After influencing the development of Salon naturalism, initiated by his colleague and friend Jules Bastien-Lepage, Dagnan-Bouveret reinvented himself with large-scale, deeply felt religious scenes.  By 1900, he had been elected to the Institut Français, and his place as an academic painter had been officially secured.  Over a century later, the reemergence of Madone à la Treille affords an opportunity to consider the work within the French Symbolist movement and vividly reestablishes the work as a landmark within the artist's remarkable career. 

1.  The author is indebted to Roberta Bartoli for pointing him in this direction.
2.  For a mention of the painting and the origin of the setting, see Weisberg, Against the Modern, p. 97-8.

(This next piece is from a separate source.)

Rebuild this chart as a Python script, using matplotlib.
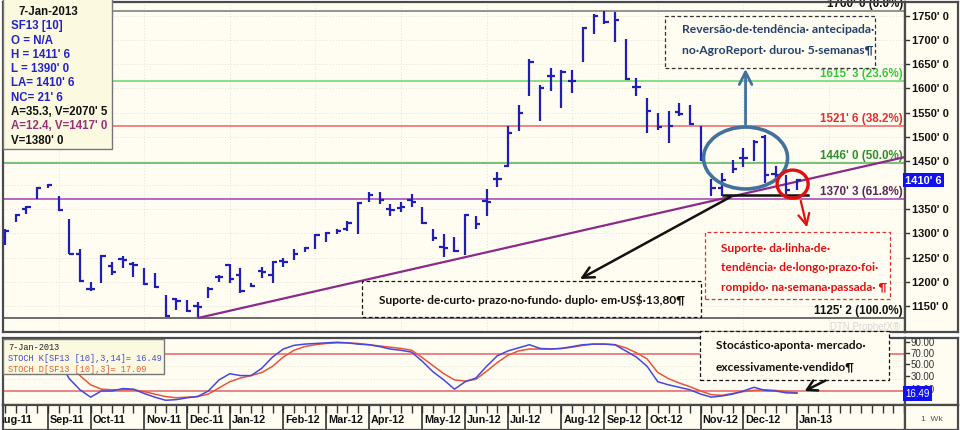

3.  See Georges Lafenestre, “Le Salon de 1889,” Revue des Deux-Mondes, no. 93, 1889, p. 646-49.
4.  For Amic letter see Weisberg, Against the Modern, p. 97-8 and Pauline Grisel, PAJ Dagnan-Bouveret à travers sa correspondance et album iconographique, unpublished, 1987, p. 78-9.
5.  The window in the South Parish Congregational Church, Augusta, Maine was commissioned in memory of Eliza Smith Bradbury (1815-1879). The window in the Church of the Covenant, Boston was a memorial window commissioned by Albert Gallatin Wilbor, Jr. (1857-1920) for his parents Albert Gallatin Wilbor (1820-1895) and Elizabeth S. Grinnell Wilbor (1827-1907).  The two panel window was designed by Frederick Wilson and was in place when the church reopened in October 1894. 
6.  For further discussion on the suggestion of this individual, see Grisel, 1987, p. 78.